Find the lines with "draw" in them and copy them out.

──────── Listed records ────────

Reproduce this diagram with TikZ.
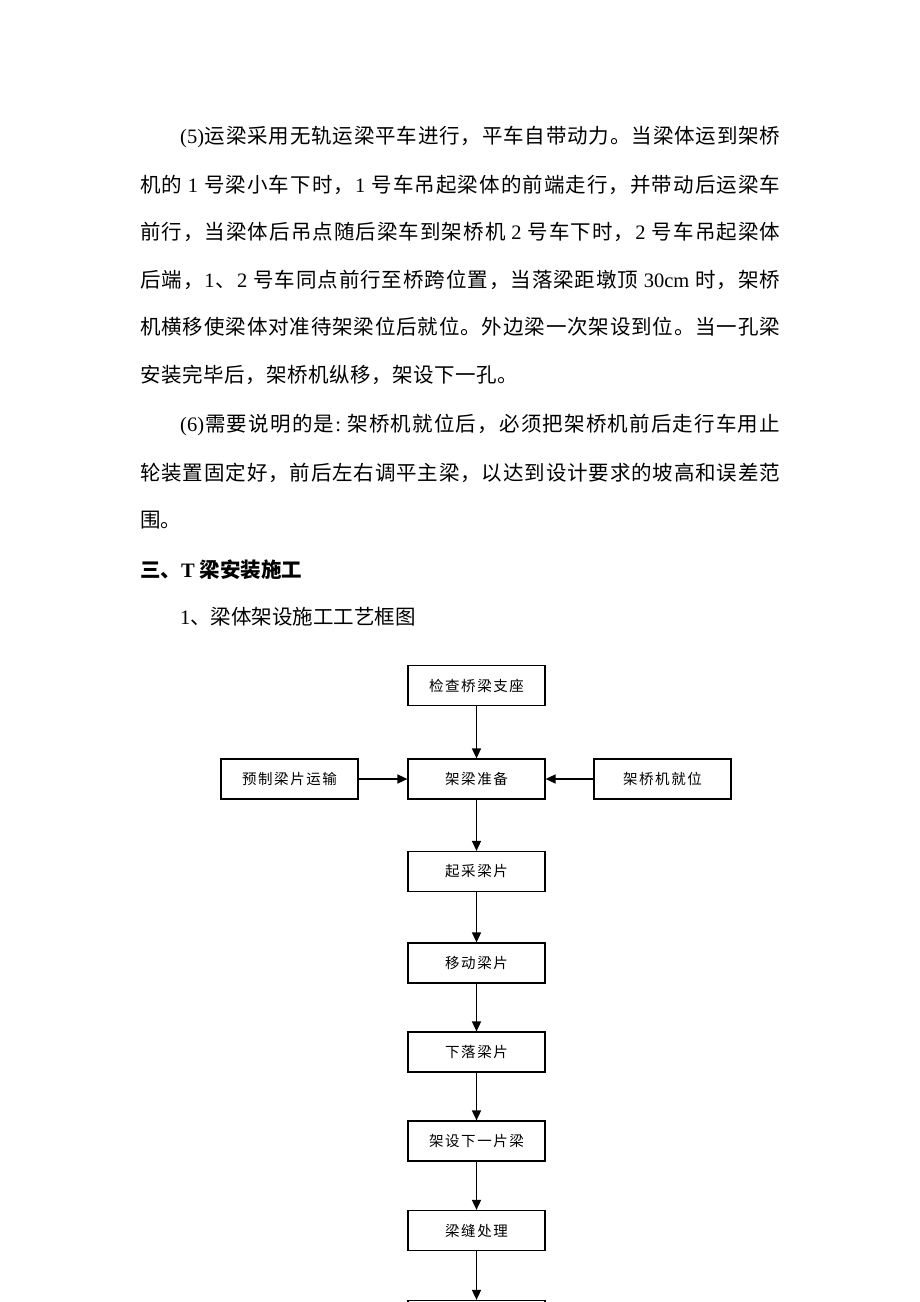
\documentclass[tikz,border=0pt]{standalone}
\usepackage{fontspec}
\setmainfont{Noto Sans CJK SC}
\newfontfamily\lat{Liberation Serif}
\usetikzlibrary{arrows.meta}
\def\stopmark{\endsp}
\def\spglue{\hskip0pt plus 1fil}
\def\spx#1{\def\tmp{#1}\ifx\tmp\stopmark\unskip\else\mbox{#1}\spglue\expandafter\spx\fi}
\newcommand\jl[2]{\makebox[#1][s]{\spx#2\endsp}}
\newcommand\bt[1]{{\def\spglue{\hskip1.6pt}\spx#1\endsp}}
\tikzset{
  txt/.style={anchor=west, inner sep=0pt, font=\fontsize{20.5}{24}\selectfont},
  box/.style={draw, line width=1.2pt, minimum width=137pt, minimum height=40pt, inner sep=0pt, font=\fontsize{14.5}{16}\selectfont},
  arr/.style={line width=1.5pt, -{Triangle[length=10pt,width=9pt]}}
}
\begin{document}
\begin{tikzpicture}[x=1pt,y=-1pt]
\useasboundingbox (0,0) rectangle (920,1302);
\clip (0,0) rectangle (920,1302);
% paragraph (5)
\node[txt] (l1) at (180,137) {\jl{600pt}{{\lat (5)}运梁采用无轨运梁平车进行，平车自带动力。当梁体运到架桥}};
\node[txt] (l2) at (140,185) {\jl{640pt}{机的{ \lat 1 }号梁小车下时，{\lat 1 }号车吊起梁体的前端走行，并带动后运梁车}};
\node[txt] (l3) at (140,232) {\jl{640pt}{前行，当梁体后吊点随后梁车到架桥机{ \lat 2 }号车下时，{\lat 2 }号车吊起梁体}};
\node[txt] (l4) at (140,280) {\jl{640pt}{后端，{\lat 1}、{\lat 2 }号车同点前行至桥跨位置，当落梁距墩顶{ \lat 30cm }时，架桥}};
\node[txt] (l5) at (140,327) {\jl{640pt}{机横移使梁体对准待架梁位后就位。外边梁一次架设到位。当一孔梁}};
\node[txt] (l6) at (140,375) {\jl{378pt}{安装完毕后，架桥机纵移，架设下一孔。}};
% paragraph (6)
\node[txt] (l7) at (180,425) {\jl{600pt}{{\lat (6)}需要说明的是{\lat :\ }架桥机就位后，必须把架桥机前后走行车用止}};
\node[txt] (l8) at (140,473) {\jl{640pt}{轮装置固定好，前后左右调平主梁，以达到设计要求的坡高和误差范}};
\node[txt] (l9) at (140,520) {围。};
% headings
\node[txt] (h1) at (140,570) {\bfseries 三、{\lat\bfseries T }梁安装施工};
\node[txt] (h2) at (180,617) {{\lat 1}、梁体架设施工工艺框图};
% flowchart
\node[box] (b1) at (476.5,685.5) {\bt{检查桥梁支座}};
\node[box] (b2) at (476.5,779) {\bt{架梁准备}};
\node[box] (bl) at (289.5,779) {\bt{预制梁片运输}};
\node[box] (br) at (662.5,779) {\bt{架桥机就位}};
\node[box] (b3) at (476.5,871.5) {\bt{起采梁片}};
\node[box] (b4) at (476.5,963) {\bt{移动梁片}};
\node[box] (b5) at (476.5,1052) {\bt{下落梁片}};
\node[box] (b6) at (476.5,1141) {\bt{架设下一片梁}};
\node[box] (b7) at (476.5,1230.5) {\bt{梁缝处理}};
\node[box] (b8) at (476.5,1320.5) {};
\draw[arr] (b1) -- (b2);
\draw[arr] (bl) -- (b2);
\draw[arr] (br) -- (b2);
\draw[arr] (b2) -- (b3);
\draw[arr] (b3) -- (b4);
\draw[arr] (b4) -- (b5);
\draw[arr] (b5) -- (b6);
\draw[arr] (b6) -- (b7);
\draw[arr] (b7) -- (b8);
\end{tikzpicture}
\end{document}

────────
──────── Listed records ────────

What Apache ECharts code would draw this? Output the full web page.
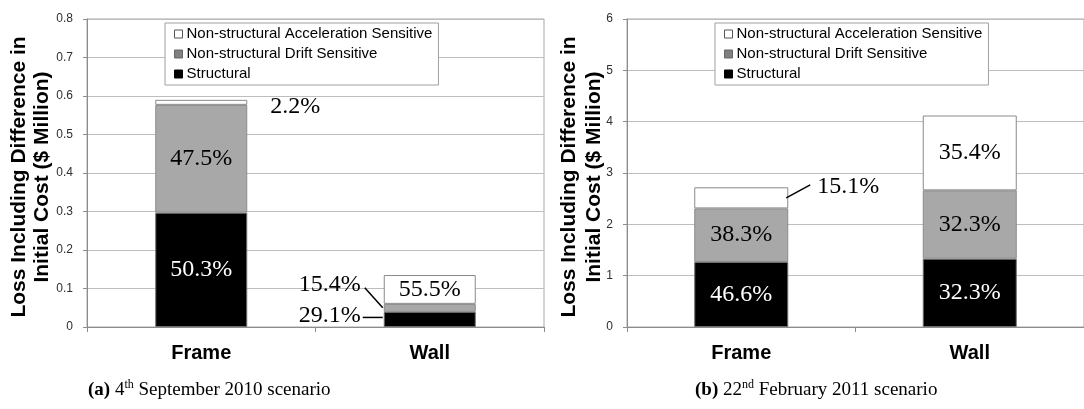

────────

- [Exercise result]:
  box/.style={draw, line width=1.2pt, minimum width=137pt, minimum height=40pt, inner sep=0pt, font=\fontsize{14.5}{16}\selectfont},
\draw[arr] (b1) -- (b2);
\draw[arr] (bl) -- (b2);
\draw[arr] (br) -- (b2);
\draw[arr] (b2) -- (b3);
\draw[arr] (b3) -- (b4);
\draw[arr] (b4) -- (b5);
\draw[arr] (b5) -- (b6);
\draw[arr] (b6) -- (b7);
\draw[arr] (b7) -- (b8);
What Apache ECharts code would draw this? Output the full web page.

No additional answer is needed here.